Il faut espérer que la recherche permettra de mieux connaître les interactions enchevêtrées de ces substances et d’en découvrir d’autres ; ainsi nous connaîtrions les thérapeutiques spécifiques pour bloquer le mécanisme symptomatique de l’allergie.
*Ne pas confondre quinine = alcaloïde du cinchona, avec kinines = substances polypeptidiques sécrétées par le système neuro-végétatif.

Quels sont les sujets susceptibles de réactions allergiques ?
Il est difficile de faire une estimation, même grossière, du pourcentage des maladies allergiques. 10 % environ de la population présentent des allergies franches, généralement sub-aiguës ou chroniques ; la moitié d’entre eux, environ, présentent des épisodes transitoires. Les estimations de pourcentage d’une maladie allergique particulière varient considérablement.

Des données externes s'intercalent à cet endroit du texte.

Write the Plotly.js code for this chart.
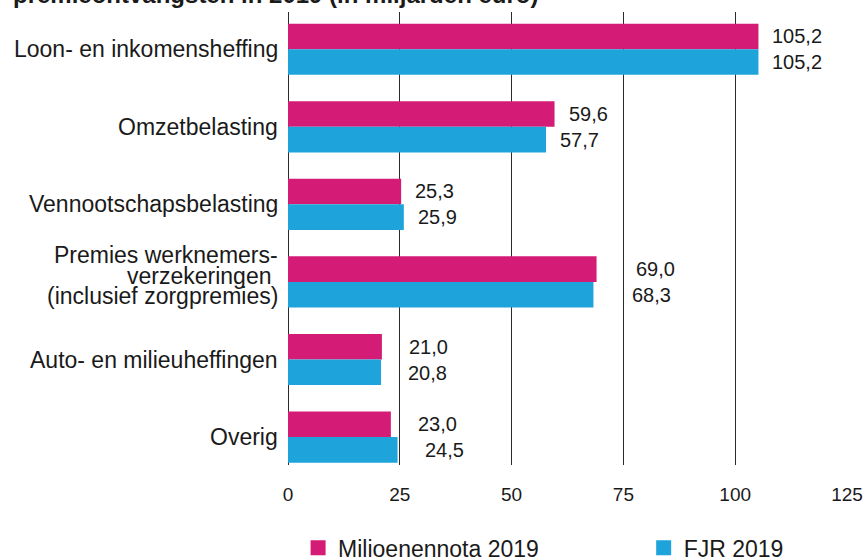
<!DOCTYPE html>
<html>
<head>
<meta charset="utf-8">
<script src="https://cdn.plot.ly/plotly-3.0.1.min.js"></script>
<style>
  html, body { margin: 0; padding: 0; background: #ffffff; }
  #chart { width: 864px; height: 557px; }
</style>
</head>
<body>
<div id="chart"></div>
<script>
// ---- Data ----
const categories = [
  "Loon- en inkomensheffing",
  "Omzetbelasting",
  "Vennootschapsbelasting",
  "Premies werknemers-\nverzekeringen\u00a0\n(inclusief zorgpremies)",
  "Auto- en milieuheffingen",
  "Overig"
];
const miljoenennota2019 = [105.2, 59.6, 25.3, 69.0, 21.0, 23.0];
const fjr2019 = [105.2, 57.7, 25.9, 68.3, 20.8, 24.5];
const seriesNames = ["Miljoenennota 2019", "FJR 2019"];
const xTickValues = [0, 25, 50, 75, 100, 125];
const titleText = "premieontvangsten in 2019 (in miljarden euro)";

// ---- Styling ----
const FONT = "Liberation Sans, Arial, Helvetica, sans-serif";
const PINK = "#d41b76";
const BLUE = "#1ea4db";
const TEXT = "#1a1a1a";
const labelGapPx = [12, 12, 12, 37, 25, 25]; // horizontal gap of value labels per category

const fmt = v => v.toFixed(1).replace(".", ",");

const traces = [
  { type: "bar", orientation: "h", name: seriesNames[0], x: miljoenennota2019, y: categories,
    marker: { color: PINK }, hoverinfo: "skip", legend: "legend" },
  { type: "bar", orientation: "h", name: seriesNames[1], x: fjr2019, y: categories,
    marker: { color: BLUE }, hoverinfo: "skip", legend: "legend2" }
];

const annotations = [];
// value labels
[miljoenennota2019, fjr2019].forEach((series, s) => {
  series.forEach((v, i) => {
    annotations.push({
      x: v, y: categories[i], xref: "x", yref: "y",
      text: fmt(v), showarrow: false, xanchor: "left", yanchor: "middle",
      xshift: labelGapPx[i], yshift: s === 0 ? 13 : -13,
      font: { family: FONT, size: 20, color: TEXT }
    });
  });
});
// category labels
categories.forEach((c, i) => {
  const lines = c.split("\n");
  const n = lines.length;
  lines.forEach((line, j) => {
    annotations.push({
      x: 0, xref: "paper", y: categories[i], yref: "y",
      text: line, showarrow: false, xanchor: "right", yanchor: "middle",
      xshift: -8, yshift: ((n - 1) / 2 - j) * 20.5 + (n > 1 ? 6 : 0),
      font: { family: FONT, size: 23, color: TEXT }
    });
  });
});
// title (partly cut off at the top, as in the reference)
annotations.push({
  x: 0, xref: "paper", y: 1, yref: "paper", xanchor: "left", yanchor: "bottom",
  xshift: -277, yshift: 2, showarrow: false,
  text: "<b>" + titleText + "</b>",
  font: { family: FONT, size: 24, color: TEXT }
});

const legendBase = {
  orientation: "h", xref: "container", yref: "container",
  xanchor: "left", y: 0.055, yanchor: "top",
  font: { family: FONT, size: 23, color: TEXT },
  bgcolor: "rgba(0,0,0,0)"
};

const layout = {
  width: 864, height: 557,
  margin: { l: 288, r: 17, t: 12, b: 92, pad: 0 },
  paper_bgcolor: "#ffffff", plot_bgcolor: "#ffffff",
  barmode: "group", bargap: 0.34, bargroupgap: 0,
  showlegend: true,
  legend: Object.assign({}, legendBase, { x: 0.345 }),
  legend2: Object.assign({}, legendBase, { x: 0.745 }),
  xaxis: {
    range: [0, 125], tickvals: xTickValues, ticktext: xTickValues.map(String),
    showgrid: true, gridcolor: "#2b2b2b", gridwidth: 1,
    zeroline: true, zerolinecolor: "#2b2b2b", zerolinewidth: 1,
    showline: false, ticks: "", ticklabelstandoff: 16,
    tickfont: { family: FONT, size: 19, color: TEXT }, fixedrange: true
  },
  yaxis: {
    type: "category", range: [5.36, -0.48], showgrid: false, zeroline: false,
    showticklabels: false, ticks: "", showline: false, fixedrange: true
  },
  annotations: annotations
};

Plotly.newPlot("chart", traces, layout, { displayModeBar: false, staticPlot: true }).then(gd => {
  // enlarge the legend swatches to match the reference's square keys
  gd.querySelectorAll(".legendpoints path").forEach(p => p.setAttribute("d", "M7.5,7.5H-7.5V-7.5H7.5Z"));
});
</script>
</body>
</html>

L’hérédité joue un rôle important dans la prédisposition aux troubles allergiques. Mais l’étude de l’hérédité dans les affections humaines est particulièrement difficile dans le domaine de l’allergie. Les parents ou les membres d’une famille peuvent ignorer certains troubles allergiques, ou, pour différentes raisons désirent les cacher. Par ailleurs, l’hérédité ne joue pas ici comme transmission d’une maladie spécifique, mais comme tendance à une certaine sensibilité. Un sujet qui souffre d’asthme peut avoir un enfant qui souffre de rhume des foins.
La race influe peu sur les susceptibilités allergiques. On prétend généralement que les personnes à peau noire sont relativement immunisées contre les réactions allergiques ; il n’en est rien. Nous avons eu l’occasion de poser le diagnostic et de traiter toutes les différentes formes de maladies allergiques contractées par des Japonais et par des Chinois.

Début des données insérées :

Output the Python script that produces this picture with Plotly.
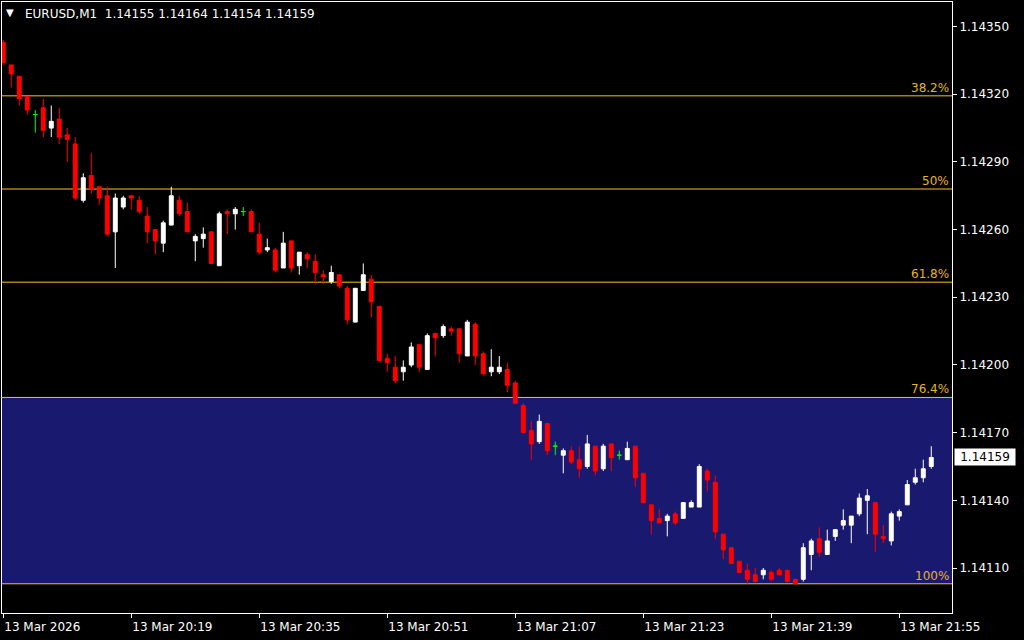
import plotly.graph_objects as go
import pandas as pd

# ---------------- data ----------------
symbol = "EURUSD,M1"
bar_times = [t.strftime("%H:%M") for t in pd.date_range("2026-03-13 20:03", periods=117, freq="min")]

opens = [1.14343, 1.14333, 1.14328, 1.14319, 1.14311, 1.14314, 1.14305, 1.14309, 1.14302, 1.14298,
         1.14273, 1.14284, 1.14279, 1.14275, 1.14259, 1.14270, 1.14275, 1.14273, 1.14266, 1.14260,
         1.14254, 1.14262, 1.14273, 1.14268, 1.14255, 1.14256, 1.14259, 1.14244, 1.14268, 1.14267,
         1.14268, 1.14268, 1.14258, 1.14251, 1.14251, 1.14243, 1.14255, 1.14244, 1.14249, 1.14246,
         1.14240, 1.14237, 1.14240, 1.14234, 1.14219, 1.14233, 1.14238, 1.14226, 1.14203, 1.14199,
         1.14197, 1.14200, 1.14209, 1.14198, 1.14214, 1.14213, 1.14216, 1.14216, 1.14204, 1.14218,
         1.14205, 1.14197, 1.14197, 1.14198, 1.14192, 1.14182, 1.14171, 1.14166, 1.14174, 1.14164,
         1.14160, 1.14162, 1.14158, 1.14155, 1.14164, 1.14154, 1.14165, 1.14160, 1.14158, 1.14164,
         1.14152, 1.14138, 1.14132, 1.14131, 1.14134, 1.14132, 1.14137, 1.14137, 1.14153, 1.14148,
         1.14125, 1.14119, 1.14113, 1.14109, 1.14107, 1.14107, 1.14108, 1.14109, 1.14109, 1.14105,
         1.14105, 1.14116, 1.14123, 1.14116, 1.14124, 1.14129, 1.14129, 1.14134, 1.14140, 1.14139,
         1.14124, 1.14122, 1.14133, 1.14138, 1.14148, 1.14150, 1.14155]
highs = [1.14344, 1.14333, 1.14328, 1.14319, 1.14313, 1.14318, 1.14315, 1.14314, 1.14305, 1.14301,
         1.14285, 1.14294, 1.14279, 1.14279, 1.14276, 1.14275, 1.14275, 1.14275, 1.14270, 1.14260,
         1.14264, 1.14279, 1.14275, 1.14272, 1.14258, 1.14261, 1.14259, 1.14268, 1.14269, 1.14270,
         1.14270, 1.14269, 1.14263, 1.14256, 1.14252, 1.14259, 1.14255, 1.14250, 1.14250, 1.14249,
         1.14242, 1.14244, 1.14240, 1.14235, 1.14234, 1.14245, 1.14240, 1.14226, 1.14205, 1.14204,
         1.14202, 1.14210, 1.14209, 1.14214, 1.14214, 1.14218, 1.14217, 1.14216, 1.14220, 1.14219,
         1.14206, 1.14207, 1.14204, 1.14201, 1.14193, 1.14183, 1.14175, 1.14178, 1.14174, 1.14166,
         1.14163, 1.14164, 1.14164, 1.14169, 1.14164, 1.14165, 1.14165, 1.14162, 1.14166, 1.14164,
         1.14152, 1.14138, 1.14136, 1.14134, 1.14135, 1.14139, 1.14140, 1.14156, 1.14154, 1.14151,
         1.14125, 1.14119, 1.14113, 1.14112, 1.14110, 1.14110, 1.14109, 1.14110, 1.14109, 1.14105,
         1.14121, 1.14123, 1.14128, 1.14127, 1.14127, 1.14136, 1.14133, 1.14143, 1.14145, 1.14139,
         1.14129, 1.14135, 1.14136, 1.14149, 1.14154, 1.14158, 1.14164]
lows = [1.14333, 1.14323, 1.14315, 1.14311, 1.14303, 1.14301, 1.14301, 1.14298, 1.14290, 1.14273,
        1.14272, 1.14276, 1.14271, 1.14257, 1.14243, 1.14269, 1.14269, 1.14267, 1.14254, 1.14249,
        1.14250, 1.14262, 1.14266, 1.14259, 1.14246, 1.14252, 1.14245, 1.14244, 1.14258, 1.14260,
        1.14266, 1.14259, 1.14249, 1.14250, 1.14241, 1.14243, 1.14241, 1.14240, 1.14243, 1.14236,
        1.14236, 1.14236, 1.14234, 1.14218, 1.14219, 1.14233, 1.14221, 1.14202, 1.14197, 1.14192,
        1.14193, 1.14199, 1.14197, 1.14198, 1.14204, 1.14212, 1.14213, 1.14201, 1.14204, 1.14200,
        1.14196, 1.14195, 1.14196, 1.14188, 1.14183, 1.14170, 1.14158, 1.14165, 1.14160, 1.14160,
        1.14152, 1.14156, 1.14150, 1.14154, 1.14151, 1.14153, 1.14153, 1.14158, 1.14158, 1.14146,
        1.14139, 1.14125, 1.14130, 1.14124, 1.14129, 1.14132, 1.14137, 1.14137, 1.14144, 1.14123,
        1.14114, 1.14112, 1.14108, 1.14103, 1.14104, 1.14105, 1.14104, 1.14107, 1.14104, 1.14103,
        1.14104, 1.14109, 1.14115, 1.14116, 1.14122, 1.14127, 1.14121, 1.14133, 1.14125, 1.14117,
        1.14121, 1.14120, 1.14131, 1.14138, 1.14147, 1.14148, 1.14154]
closes = [1.14334, 1.14329, 1.14318, 1.14313, 1.14311, 1.14304, 1.14308, 1.14301, 1.14300, 1.14274,
          1.14283, 1.14278, 1.14274, 1.14258, 1.14274, 1.14274, 1.14274, 1.14268, 1.14259, 1.14255,
          1.14263, 1.14275, 1.14267, 1.14259, 1.14257, 1.14258, 1.14245, 1.14267, 1.14267, 1.14269,
          1.14268, 1.14259, 1.14250, 1.14252, 1.14242, 1.14254, 1.14243, 1.14250, 1.14247, 1.14241,
          1.14239, 1.14241, 1.14235, 1.14220, 1.14234, 1.14240, 1.14228, 1.14202, 1.14201, 1.14193,
          1.14199, 1.14208, 1.14199, 1.14213, 1.14212, 1.14217, 1.14215, 1.14205, 1.14219, 1.14204,
          1.14196, 1.14199, 1.14199, 1.14191, 1.14183, 1.14170, 1.14165, 1.14175, 1.14162, 1.14164,
          1.14162, 1.14157, 1.14154, 1.14165, 1.14153, 1.14164, 1.14159, 1.14160, 1.14163, 1.14150,
          1.14139, 1.14131, 1.14130, 1.14133, 1.14130, 1.14139, 1.14139, 1.14155, 1.14149, 1.14126,
          1.14118, 1.14112, 1.14108, 1.14105, 1.14104, 1.14109, 1.14105, 1.14107, 1.14104, 1.14103,
          1.14119, 1.14122, 1.14117, 1.14122, 1.14127, 1.14131, 1.14133, 1.14141, 1.14142, 1.14125,
          1.14123, 1.14134, 1.14135, 1.14147, 1.14150, 1.14154, 1.14159]

# Fibonacci retracement (0% = high, 100% = low)
fib_high = 1.14453
fib_low = 1.14103
fib_levels = [0.0, 23.6, 38.2, 50.0, 61.8, 76.4, 100.0]
zone_levels = [76.4, 100.0]  # shaded rectangle between these levels

# axis ticks
y_ticks = [1.14110, 1.14140, 1.14170, 1.14200, 1.14230, 1.14260, 1.14290, 1.14320, 1.14350]
x_tick_times = ["20:03", "20:19", "20:35", "20:51", "21:07", "21:23", "21:39", "21:55"]
x_tick_labels = ["13 Mar 2026", "13 Mar 20:19", "13 Mar 20:35", "13 Mar 20:51",
                 "13 Mar 21:07", "13 Mar 21:23", "13 Mar 21:39", "13 Mar 21:55"]

# ---------------- styles ----------------
BG = "#000000"
FG = "#FFFFFF"
BULL = "#FFFFFF"
BEAR = "#FF0000"
DOJI = "#00FF00"
FIB_LINE = "#FFC20E"
FIB_TEXT = "#E6B422"
ZONE = "#191970"
FONT = "DejaVu Sans"

y_min, y_max = 1.1409005, 1.143609
x_min, x_max = -0.16, 118.59

n = len(opens)
idx = list(range(n))
is_doji = [opens[i] == closes[i] for i in idx]
norm = [i for i in idx if not is_doji[i]]
dj = [i for i in idx if is_doji[i]]

fig = go.Figure()
fig.add_trace(go.Candlestick(
    x=norm,
    open=[opens[i] for i in norm], high=[highs[i] for i in norm],
    low=[lows[i] for i in norm], close=[closes[i] for i in norm],
    increasing=dict(line=dict(color=BULL, width=1), fillcolor=BULL),
    decreasing=dict(line=dict(color=BEAR, width=1), fillcolor=BEAR),
    whiskerwidth=0, hoverinfo="skip", showlegend=False,
))
fig.add_trace(go.Candlestick(
    x=dj,
    open=[opens[i] for i in dj], high=[highs[i] for i in dj],
    low=[lows[i] for i in dj], close=[closes[i] for i in dj],
    increasing=dict(line=dict(color=DOJI, width=1), fillcolor=DOJI),
    decreasing=dict(line=dict(color=DOJI, width=1), fillcolor=DOJI),
    whiskerwidth=0, hoverinfo="skip", showlegend=False,
))


def fib_price(level):
    return fib_low + (fib_high - fib_low) * (1 - level / 100.0)


shapes = []
annotations = []
shapes.append(dict(type="rect", xref="paper", yref="y", x0=0, x1=1,
                   y0=fib_price(zone_levels[1]), y1=fib_price(zone_levels[0]),
                   fillcolor=ZONE, line=dict(width=0), layer="below"))
for lv in fib_levels:
    p = fib_price(lv)
    if not (y_min < p < y_max):
        continue
    shapes.append(dict(type="line", xref="paper", yref="y", x0=0, x1=1, y0=p, y1=p,
                       line=dict(color=FIB_LINE, width=1), layer="below"))
    annotations.append(dict(xref="paper", yref="y", x=1, y=p, xanchor="right", yanchor="bottom",
                            xshift=-1, yshift=-1, showarrow=False, text=f"{lv:g}%",
                            font=dict(family=FONT, size=12, color=FIB_TEXT)))

# current price label
annotations.append(dict(xref="paper", yref="y", x=1, y=closes[-1], xanchor="left", yanchor="middle",
                        xshift=2, showarrow=False, text=f"{closes[-1]:.5f}", bgcolor="#FFFFFF",
                        borderpad=1, width=58, align="center",
                        font=dict(family=FONT, size=12, color="#000000")))

# header
annotations.append(dict(xref="paper", yref="paper", x=0, y=1, xanchor="left", yanchor="top",
                        xshift=2, yshift=-3, showarrow=False, text="▼",
                        font=dict(family=FONT, size=10, color=FG)))
annotations.append(dict(xref="paper", yref="paper", x=0, y=1, xanchor="left", yanchor="top",
                        xshift=21, yshift=-3, showarrow=False,
                        text=f"{symbol}  {opens[-1]:.5f} {highs[-1]:.5f} {lows[-1]:.5f} {closes[-1]:.5f}",
                        font=dict(family=FONT, size=12, color=FG)))

x_tickvals = [bar_times.index(t) for t in x_tick_times]

fig.update_layout(
    width=1024, height=640,
    margin=dict(l=2, r=72, t=2, b=27),
    paper_bgcolor=BG, plot_bgcolor=BG,
    font=dict(family=FONT, size=12, color=FG),
    showlegend=False,
    shapes=shapes, annotations=annotations,
    xaxis=dict(range=[x_min, x_max], tickvals=x_tickvals, ticktext=x_tick_labels,
               ticks="outside", ticklen=4, tickcolor=FG, ticklabelposition="outside right",
               ticklabelstandoff=3,
               showline=True, linecolor=FG, linewidth=1, mirror=True,
               showgrid=False, zeroline=False, rangeslider=dict(visible=False),
               tickfont=dict(family=FONT, size=12, color=FG)),
    yaxis=dict(range=[y_min, y_max], side="right", tickvals=y_ticks,
               ticktext=[f"{v:.5f}" for v in y_ticks],
               ticks="outside", ticklen=4, tickcolor=FG,
               showline=True, linecolor=FG, linewidth=1, mirror=True,
               showgrid=False, zeroline=False,
               tickfont=dict(family=FONT, size=12, color=FG)),
)

fig.write_html("out.html", config={"displayModeBar": False},
               post_script="document.body.style.margin='0';document.body.style.background='#000';")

L’âge : Une allergie peut se manifester à n’importe quel âge. Bien que la période d’incubation précède l’apparition des symptômes, le premier contact avec un antigène peut avoir lieu dans l’utérus maternel. La plupart des sujets qui présentent une allergie en manifestent les symptômes avant la quarantaine ; simplement parce que arrivé à cet âge, l’individu a été exposé à presque toutes les éventualités et qu’il a eu amplement l’occasion d’être sensibilisé.

Les effets de la grossesse sur les troubles allergiques varient depuis la guérison totale jusqu’à l’exacerbation des symptômes. Nous pensons que l’asthme, en particulier, devrait être traité pendant la grossesse, car les crises graves peuvent provoquer une fausse couche. On note souvent une recrudescence de l’asthme à la période menstruelle. Certaines femmes présentent à cette période une congestion nasale qui augmente l’obstruction déjà provoquée par une rhinite allergique. Les dermatoses allergiques sont souvent aggravées au moment des règles ou pendant la grossesse.